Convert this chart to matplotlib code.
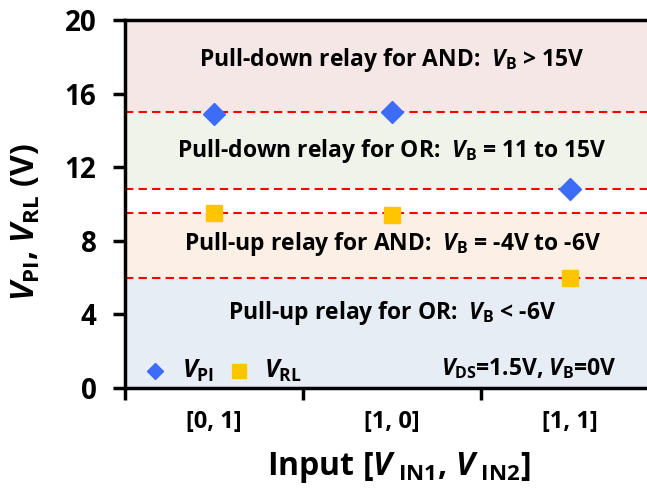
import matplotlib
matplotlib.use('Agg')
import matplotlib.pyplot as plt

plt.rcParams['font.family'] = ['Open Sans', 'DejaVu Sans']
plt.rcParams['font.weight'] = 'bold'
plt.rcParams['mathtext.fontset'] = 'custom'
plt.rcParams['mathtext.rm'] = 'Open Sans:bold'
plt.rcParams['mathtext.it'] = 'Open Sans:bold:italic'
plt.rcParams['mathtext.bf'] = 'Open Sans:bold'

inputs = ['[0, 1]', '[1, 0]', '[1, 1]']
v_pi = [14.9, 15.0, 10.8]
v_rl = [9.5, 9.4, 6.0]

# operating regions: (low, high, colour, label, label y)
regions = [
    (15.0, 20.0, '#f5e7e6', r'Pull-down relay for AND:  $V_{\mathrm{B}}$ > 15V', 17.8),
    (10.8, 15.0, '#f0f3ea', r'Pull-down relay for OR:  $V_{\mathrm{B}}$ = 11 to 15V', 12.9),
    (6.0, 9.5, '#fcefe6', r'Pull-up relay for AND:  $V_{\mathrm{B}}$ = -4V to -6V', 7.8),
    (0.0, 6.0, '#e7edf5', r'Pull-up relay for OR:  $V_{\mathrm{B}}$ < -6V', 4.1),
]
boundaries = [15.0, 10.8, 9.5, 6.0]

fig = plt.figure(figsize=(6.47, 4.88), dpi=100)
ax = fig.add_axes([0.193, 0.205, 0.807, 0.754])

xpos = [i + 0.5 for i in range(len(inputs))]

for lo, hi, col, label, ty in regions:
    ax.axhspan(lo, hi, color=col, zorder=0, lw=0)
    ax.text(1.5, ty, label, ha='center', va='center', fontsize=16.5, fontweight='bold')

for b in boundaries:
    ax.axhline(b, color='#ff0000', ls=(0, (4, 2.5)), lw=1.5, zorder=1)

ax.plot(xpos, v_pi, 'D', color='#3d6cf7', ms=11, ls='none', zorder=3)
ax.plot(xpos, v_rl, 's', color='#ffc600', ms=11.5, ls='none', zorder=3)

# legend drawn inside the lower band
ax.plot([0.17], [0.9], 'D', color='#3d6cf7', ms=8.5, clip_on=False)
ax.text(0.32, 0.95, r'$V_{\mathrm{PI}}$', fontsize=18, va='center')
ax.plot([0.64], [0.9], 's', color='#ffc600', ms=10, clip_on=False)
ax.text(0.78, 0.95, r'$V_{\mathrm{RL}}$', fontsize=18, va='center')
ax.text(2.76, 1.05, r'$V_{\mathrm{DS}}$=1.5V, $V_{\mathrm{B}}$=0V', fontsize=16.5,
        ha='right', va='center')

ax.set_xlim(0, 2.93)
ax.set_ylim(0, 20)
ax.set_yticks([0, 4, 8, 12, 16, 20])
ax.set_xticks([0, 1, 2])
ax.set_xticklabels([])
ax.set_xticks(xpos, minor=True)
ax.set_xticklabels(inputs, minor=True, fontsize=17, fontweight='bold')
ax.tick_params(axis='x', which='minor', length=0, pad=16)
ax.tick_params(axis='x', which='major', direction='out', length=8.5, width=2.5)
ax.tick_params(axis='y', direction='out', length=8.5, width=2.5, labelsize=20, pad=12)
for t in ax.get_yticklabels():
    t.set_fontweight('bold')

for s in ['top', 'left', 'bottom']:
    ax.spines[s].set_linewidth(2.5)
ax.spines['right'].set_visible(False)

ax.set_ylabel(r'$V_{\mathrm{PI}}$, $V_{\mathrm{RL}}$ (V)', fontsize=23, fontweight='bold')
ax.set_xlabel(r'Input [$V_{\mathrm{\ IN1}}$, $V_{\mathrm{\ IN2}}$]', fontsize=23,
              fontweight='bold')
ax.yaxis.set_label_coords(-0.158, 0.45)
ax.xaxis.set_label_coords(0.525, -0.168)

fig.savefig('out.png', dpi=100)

:: Short task ::
Please transcribe the material above exactly as written. Leave the pictures out.

:: Solution to this problem ::
Convert this chart to matplotlib code.
import matplotlib
matplotlib.use('Agg')
import matplotlib.pyplot as plt

plt.rcParams['font.family'] = ['Open Sans', 'DejaVu Sans']
plt.rcParams['font.weight'] = 'bold'
plt.rcParams['mathtext.fontset'] = 'custom'
plt.rcParams['mathtext.rm'] = 'Open Sans:bold'
plt.rcParams['mathtext.it'] = 'Open Sans:bold:italic'
plt.rcParams['mathtext.bf'] = 'Open Sans:bold'

inputs = ['[0, 1]', '[1, 0]', '[1, 1]']
v_pi = [14.9, 15.0, 10.8]
v_rl = [9.5, 9.4, 6.0]

# operating regions: (low, high, colour, label, label y)
regions = [
    (15.0, 20.0, '#f5e7e6', r'Pull-down relay for AND:  $V_{\mathrm{B}}$ > 15V', 17.8),
    (10.8, 15.0, '#f0f3ea', r'Pull-down relay for OR:  $V_{\mathrm{B}}$ = 11 to 15V', 12.9),
    (6.0, 9.5, '#fcefe6', r'Pull-up relay for AND:  $V_{\mathrm{B}}$ = -4V to -6V', 7.8),
    (0.0, 6.0, '#e7edf5', r'Pull-up relay for OR:  $V_{\mathrm{B}}$ < -6V', 4.1),
]
boundaries = [15.0, 10.8, 9.5, 6.0]

fig = plt.figure(figsize=(6.47, 4.88), dpi=100)
ax = fig.add_axes([0.193, 0.205, 0.807, 0.754])

xpos = [i + 0.5 for i in range(len(inputs))]

for lo, hi, col, label, ty in regions:
    ax.axhspan(lo, hi, color=col, zorder=0, lw=0)
    ax.text(1.5, ty, label, ha='center', va='center', fontsize=16.5, fontweight='bold')

for b in boundaries:
    ax.axhline(b, color='#ff0000', ls=(0, (4, 2.5)), lw=1.5, zorder=1)

ax.plot(xpos, v_pi, 'D', color='#3d6cf7', ms=11, ls='none', zorder=3)
ax.plot(xpos, v_rl, 's', color='#ffc600', ms=11.5, ls='none', zorder=3)

# legend drawn inside the lower band
ax.plot([0.17], [0.9], 'D', color='#3d6cf7', ms=8.5, clip_on=False)
ax.text(0.32, 0.95, r'$V_{\mathrm{PI}}$', fontsize=18, va='center')
ax.plot([0.64], [0.9], 's', color='#ffc600', ms=10, clip_on=False)
ax.text(0.78, 0.95, r'$V_{\mathrm{RL}}$', fontsize=18, va='center')
ax.text(2.76, 1.05, r'$V_{\mathrm{DS}}$=1.5V, $V_{\mathrm{B}}$=0V', fontsize=16.5,
        ha='right', va='center')

ax.set_xlim(0, 2.93)
ax.set_ylim(0, 20)
ax.set_yticks([0, 4, 8, 12, 16, 20])
ax.set_xticks([0, 1, 2])
ax.set_xticklabels([])
ax.set_xticks(xpos, minor=True)
ax.set_xticklabels(inputs, minor=True, fontsize=17, fontweight='bold')
ax.tick_params(axis='x', which='minor', length=0, pad=16)
ax.tick_params(axis='x', which='major', direction='out', length=8.5, width=2.5)
ax.tick_params(axis='y', direction='out', length=8.5, width=2.5, labelsize=20, pad=12)
for t in ax.get_yticklabels():
    t.set_fontweight('bold')

for s in ['top', 'left', 'bottom']:
    ax.spines[s].set_linewidth(2.5)
ax.spines['right'].set_visible(False)

ax.set_ylabel(r'$V_{\mathrm{PI}}$, $V_{\mathrm{RL}}$ (V)', fontsize=23, fontweight='bold')
ax.set_xlabel(r'Input [$V_{\mathrm{\ IN1}}$, $V_{\mathrm{\ IN2}}$]', fontsize=23,
              fontweight='bold')
ax.yaxis.set_label_coords(-0.158, 0.45)
ax.xaxis.set_label_coords(0.525, -0.168)

fig.savefig('out.png', dpi=100)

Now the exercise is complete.